Goal
Write out the listing below in full and exactly, leaving out every picture.

###

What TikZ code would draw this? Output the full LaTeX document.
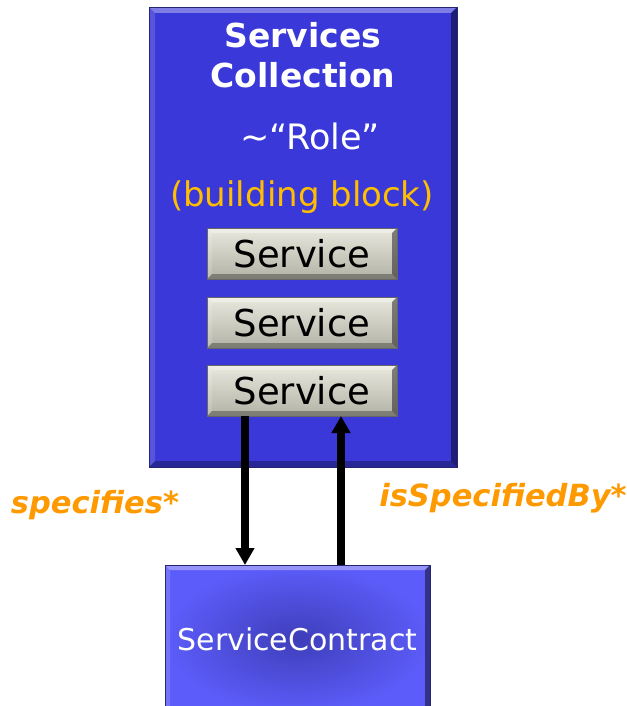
\documentclass[tikz,border=0pt]{standalone}
\usepackage{fontspec}
\setmainfont{DejaVu Sans}
\usetikzlibrary{positioning,arrows.meta}
\definecolor{azul}{RGB}{58,56,216}
\definecolor{azulclaro}{RGB}{92,92,250}
\definecolor{azulosc}{RGB}{62,62,186}
\definecolor{gris}{RGB}{232,232,222}
\definecolor{grisosc}{RGB}{178,178,166}
\definecolor{naranja}{RGB}{255,153,0}
\definecolor{ambar}{RGB}{255,190,0}
\begin{document}
\begin{tikzpicture}[x=1pt,y=-1pt,
	every node/.style={inner sep=0pt, outer sep=0pt},
	bisel/.style={path picture={
		\fill[white,opacity=.35] (path picture bounding box.north west) -- (path picture bounding box.north east)
			-- ([shift={(-#1,-#1)}]path picture bounding box.north east) -- ([shift={(#1,-#1)}]path picture bounding box.north west) -- cycle;
		\fill[white,opacity=.15] (path picture bounding box.north west) -- (path picture bounding box.south west)
			-- ([shift={(#1,#1)}]path picture bounding box.south west) -- ([shift={(#1,-#1)}]path picture bounding box.north west) -- cycle;
		\fill[black,opacity=.45] (path picture bounding box.north east) -- (path picture bounding box.south east)
			-- ([shift={(-#1,#1)}]path picture bounding box.south east) -- ([shift={(-#1,-#1)}]path picture bounding box.north east) -- cycle;
		\fill[black,opacity=.3] (path picture bounding box.south west) -- (path picture bounding box.south east)
			-- ([shift={(-#1,#1)}]path picture bounding box.south east) -- ([shift={(#1,#1)}]path picture bounding box.south west) -- cycle;
	}},
	coleccion/.style={fill=azul, draw=azulosc!60!black, line width=.6pt, bisel=6pt,
		minimum width=308pt, minimum height=460pt},
	servicio/.style={top color=gris, bottom color=grisosc, draw=black!60, line width=.4pt, bisel=5pt,
		minimum width=190pt, minimum height=51pt, text=black, font=\fontsize{37}{42}\selectfont},
	contrato/.style={inner color=azulosc, outer color=azulclaro, draw=azulosc!60!black, line width=.6pt, bisel=5pt,
		minimum width=265pt, minimum height=148pt, text=white, font=\fontsize{30}{36}\selectfont},
	etiqueta/.style={text=naranja, font=\fontsize{30.5}{36}\selectfont\bfseries\itshape},
	flecha/.style={line width=8pt, -{Triangle[length=17pt,width=18pt]}}]
	\useasboundingbox (0,0) rectangle (626,706);
	\node[coleccion] (coll) at (303,237) {};
	\node[text=white, align=center, font=\fontsize{33}{40}\selectfont\bfseries] (titulo) at (303,55) {Services\\Collection};
	\node[text=white, font=\fontsize{35}{40}\selectfont] (rol) at (310,136) {\textasciitilde“Role”};
	\node[text=ambar, font=\fontsize{34}{40}\selectfont] (bloque) at (302,197) {(building block)};
	\node[servicio] (s1) at (302,253.5) {Service};
	\node[servicio, below=18pt of s1] (s2) {Service};
	\node[servicio, below=17pt of s2] (s3) {Service};
	\node[contrato] (sc) at (297.5,639) {ServiceContract};
	\node[etiqueta] (especifica) at (95,505) {specifies*};
	\node[etiqueta] (especificado) at (503,498) {isSpecifiedBy*};
	\draw[flecha] ([xshift=-57pt]s3.south) -- ([xshift=-57pt]s3.south |- sc.north);
	\draw[flecha] ([xshift=39pt]s3.south |- sc.north) -- ([xshift=39pt]s3.south);
\end{tikzpicture}
\end{document}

###

Solution
What TikZ code would draw this? Output the full LaTeX document.
\documentclass[tikz,border=0pt]{standalone}
\usepackage{fontspec}
\setmainfont{DejaVu Sans}
\usetikzlibrary{positioning,arrows.meta}
\definecolor{azul}{RGB}{58,56,216}
\definecolor{azulclaro}{RGB}{92,92,250}
\definecolor{azulosc}{RGB}{62,62,186}
\definecolor{gris}{RGB}{232,232,222}
\definecolor{grisosc}{RGB}{178,178,166}
\definecolor{naranja}{RGB}{255,153,0}
\definecolor{ambar}{RGB}{255,190,0}
\begin{document}
\begin{tikzpicture}[x=1pt,y=-1pt,
	every node/.style={inner sep=0pt, outer sep=0pt},
	bisel/.style={path picture={
		\fill[white,opacity=.35] (path picture bounding box.north west) -- (path picture bounding box.north east)
			-- ([shift={(-#1,-#1)}]path picture bounding box.north east) -- ([shift={(#1,-#1)}]path picture bounding box.north west) -- cycle;
		\fill[white,opacity=.15] (path picture bounding box.north west) -- (path picture bounding box.south west)
			-- ([shift={(#1,#1)}]path picture bounding box.south west) -- ([shift={(#1,-#1)}]path picture bounding box.north west) -- cycle;
		\fill[black,opacity=.45] (path picture bounding box.north east) -- (path picture bounding box.south east)
			-- ([shift={(-#1,#1)}]path picture bounding box.south east) -- ([shift={(-#1,-#1)}]path picture bounding box.north east) -- cycle;
		\fill[black,opacity=.3] (path picture bounding box.south west) -- (path picture bounding box.south east)
			-- ([shift={(-#1,#1)}]path picture bounding box.south east) -- ([shift={(#1,#1)}]path picture bounding box.south west) -- cycle;
	}},
	coleccion/.style={fill=azul, draw=azulosc!60!black, line width=.6pt, bisel=6pt,
		minimum width=308pt, minimum height=460pt},
	servicio/.style={top color=gris, bottom color=grisosc, draw=black!60, line width=.4pt, bisel=5pt,
		minimum width=190pt, minimum height=51pt, text=black, font=\fontsize{37}{42}\selectfont},
	contrato/.style={inner color=azulosc, outer color=azulclaro, draw=azulosc!60!black, line width=.6pt, bisel=5pt,
		minimum width=265pt, minimum height=148pt, text=white, font=\fontsize{30}{36}\selectfont},
	etiqueta/.style={text=naranja, font=\fontsize{30.5}{36}\selectfont\bfseries\itshape},
	flecha/.style={line width=8pt, -{Triangle[length=17pt,width=18pt]}}]
	\useasboundingbox (0,0) rectangle (626,706);
	\node[coleccion] (coll) at (303,237) {};
	\node[text=white, align=center, font=\fontsize{33}{40}\selectfont\bfseries] (titulo) at (303,55) {Services\\Collection};
	\node[text=white, font=\fontsize{35}{40}\selectfont] (rol) at (310,136) {\textasciitilde“Role”};
	\node[text=ambar, font=\fontsize{34}{40}\selectfont] (bloque) at (302,197) {(building block)};
	\node[servicio] (s1) at (302,253.5) {Service};
	\node[servicio, below=18pt of s1] (s2) {Service};
	\node[servicio, below=17pt of s2] (s3) {Service};
	\node[contrato] (sc) at (297.5,639) {ServiceContract};
	\node[etiqueta] (especifica) at (95,505) {specifies*};
	\node[etiqueta] (especificado) at (503,498) {isSpecifiedBy*};
	\draw[flecha] ([xshift=-57pt]s3.south) -- ([xshift=-57pt]s3.south |- sc.north);
	\draw[flecha] ([xshift=39pt]s3.south |- sc.north) -- ([xshift=39pt]s3.south);
\end{tikzpicture}
\end{document}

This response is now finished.